Provided material -
○ ○ ○
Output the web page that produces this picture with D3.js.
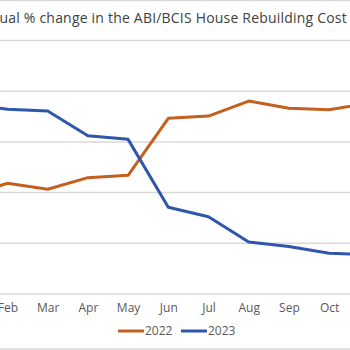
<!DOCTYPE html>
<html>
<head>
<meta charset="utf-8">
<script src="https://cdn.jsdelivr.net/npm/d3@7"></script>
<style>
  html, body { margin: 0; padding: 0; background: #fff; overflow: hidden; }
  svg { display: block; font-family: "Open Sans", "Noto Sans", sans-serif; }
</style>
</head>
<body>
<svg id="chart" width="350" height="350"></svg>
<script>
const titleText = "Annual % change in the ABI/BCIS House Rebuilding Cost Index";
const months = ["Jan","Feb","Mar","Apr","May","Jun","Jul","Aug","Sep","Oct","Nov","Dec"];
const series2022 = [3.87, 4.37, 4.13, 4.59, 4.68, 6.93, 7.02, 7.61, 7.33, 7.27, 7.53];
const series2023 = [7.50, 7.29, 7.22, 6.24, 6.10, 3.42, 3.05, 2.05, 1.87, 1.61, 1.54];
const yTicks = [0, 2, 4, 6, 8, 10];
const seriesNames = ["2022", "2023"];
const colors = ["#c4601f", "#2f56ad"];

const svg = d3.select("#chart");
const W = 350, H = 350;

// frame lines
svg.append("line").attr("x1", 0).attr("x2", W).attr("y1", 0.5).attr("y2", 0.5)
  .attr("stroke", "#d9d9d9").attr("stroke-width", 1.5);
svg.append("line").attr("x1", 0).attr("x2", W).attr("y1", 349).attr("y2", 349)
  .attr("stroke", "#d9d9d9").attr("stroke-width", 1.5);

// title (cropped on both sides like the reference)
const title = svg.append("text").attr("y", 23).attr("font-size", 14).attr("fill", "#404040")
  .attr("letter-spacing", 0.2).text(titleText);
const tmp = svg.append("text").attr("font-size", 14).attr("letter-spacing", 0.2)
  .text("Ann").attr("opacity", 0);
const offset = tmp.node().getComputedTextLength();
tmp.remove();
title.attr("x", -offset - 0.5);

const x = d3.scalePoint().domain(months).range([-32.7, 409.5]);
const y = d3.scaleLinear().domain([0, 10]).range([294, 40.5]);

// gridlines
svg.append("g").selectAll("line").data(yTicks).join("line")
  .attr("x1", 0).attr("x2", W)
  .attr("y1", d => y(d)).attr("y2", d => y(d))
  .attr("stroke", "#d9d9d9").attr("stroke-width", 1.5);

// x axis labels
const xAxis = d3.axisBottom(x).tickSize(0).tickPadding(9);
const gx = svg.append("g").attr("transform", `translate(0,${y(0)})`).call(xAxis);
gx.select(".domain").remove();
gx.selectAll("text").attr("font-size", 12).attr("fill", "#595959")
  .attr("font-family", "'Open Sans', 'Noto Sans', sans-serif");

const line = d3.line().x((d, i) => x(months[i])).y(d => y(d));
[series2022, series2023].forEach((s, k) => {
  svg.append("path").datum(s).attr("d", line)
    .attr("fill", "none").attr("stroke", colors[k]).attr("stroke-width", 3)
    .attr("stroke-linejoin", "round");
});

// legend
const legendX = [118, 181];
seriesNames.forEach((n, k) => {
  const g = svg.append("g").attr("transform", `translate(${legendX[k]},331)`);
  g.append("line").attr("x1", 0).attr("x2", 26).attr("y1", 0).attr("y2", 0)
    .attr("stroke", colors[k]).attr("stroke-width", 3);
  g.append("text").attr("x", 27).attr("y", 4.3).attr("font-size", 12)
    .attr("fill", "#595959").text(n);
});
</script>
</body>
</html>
○ ○ ○
Repeat verbatim all the material, but not the pictures.

Full output -
Output the web page that produces this picture with D3.js.
<!DOCTYPE html>
<html>
<head>
<meta charset="utf-8">
<script src="https://cdn.jsdelivr.net/npm/d3@7"></script>
<style>
  html, body { margin: 0; padding: 0; background: #fff; overflow: hidden; }
  svg { display: block; font-family: "Open Sans", "Noto Sans", sans-serif; }
</style>
</head>
<body>
<svg id="chart" width="350" height="350"></svg>
<script>
const titleText = "Annual % change in the ABI/BCIS House Rebuilding Cost Index";
const months = ["Jan","Feb","Mar","Apr","May","Jun","Jul","Aug","Sep","Oct","Nov","Dec"];
const series2022 = [3.87, 4.37, 4.13, 4.59, 4.68, 6.93, 7.02, 7.61, 7.33, 7.27, 7.53];
const series2023 = [7.50, 7.29, 7.22, 6.24, 6.10, 3.42, 3.05, 2.05, 1.87, 1.61, 1.54];
const yTicks = [0, 2, 4, 6, 8, 10];
const seriesNames = ["2022", "2023"];
const colors = ["#c4601f", "#2f56ad"];

const svg = d3.select("#chart");
const W = 350, H = 350;

// frame lines
svg.append("line").attr("x1", 0).attr("x2", W).attr("y1", 0.5).attr("y2", 0.5)
  .attr("stroke", "#d9d9d9").attr("stroke-width", 1.5);
svg.append("line").attr("x1", 0).attr("x2", W).attr("y1", 349).attr("y2", 349)
  .attr("stroke", "#d9d9d9").attr("stroke-width", 1.5);

// title (cropped on both sides like the reference)
const title = svg.append("text").attr("y", 23).attr("font-size", 14).attr("fill", "#404040")
  .attr("letter-spacing", 0.2).text(titleText);
const tmp = svg.append("text").attr("font-size", 14).attr("letter-spacing", 0.2)
  .text("Ann").attr("opacity", 0);
const offset = tmp.node().getComputedTextLength();
tmp.remove();
title.attr("x", -offset - 0.5);

const x = d3.scalePoint().domain(months).range([-32.7, 409.5]);
const y = d3.scaleLinear().domain([0, 10]).range([294, 40.5]);

// gridlines
svg.append("g").selectAll("line").data(yTicks).join("line")
  .attr("x1", 0).attr("x2", W)
  .attr("y1", d => y(d)).attr("y2", d => y(d))
  .attr("stroke", "#d9d9d9").attr("stroke-width", 1.5);

// x axis labels
const xAxis = d3.axisBottom(x).tickSize(0).tickPadding(9);
const gx = svg.append("g").attr("transform", `translate(0,${y(0)})`).call(xAxis);
gx.select(".domain").remove();
gx.selectAll("text").attr("font-size", 12).attr("fill", "#595959")
  .attr("font-family", "'Open Sans', 'Noto Sans', sans-serif");

const line = d3.line().x((d, i) => x(months[i])).y(d => y(d));
[series2022, series2023].forEach((s, k) => {
  svg.append("path").datum(s).attr("d", line)
    .attr("fill", "none").attr("stroke", colors[k]).attr("stroke-width", 3)
    .attr("stroke-linejoin", "round");
});

// legend
const legendX = [118, 181];
seriesNames.forEach((n, k) => {
  const g = svg.append("g").attr("transform", `translate(${legendX[k]},331)`);
  g.append("line").attr("x1", 0).attr("x2", 26).attr("y1", 0).attr("y2", 0)
    .attr("stroke", colors[k]).attr("stroke-width", 3);
  g.append("text").attr("x", 27).attr("y", 4.3).attr("font-size", 12)
    .attr("fill", "#595959").text(n);
});
</script>
</body>
</html>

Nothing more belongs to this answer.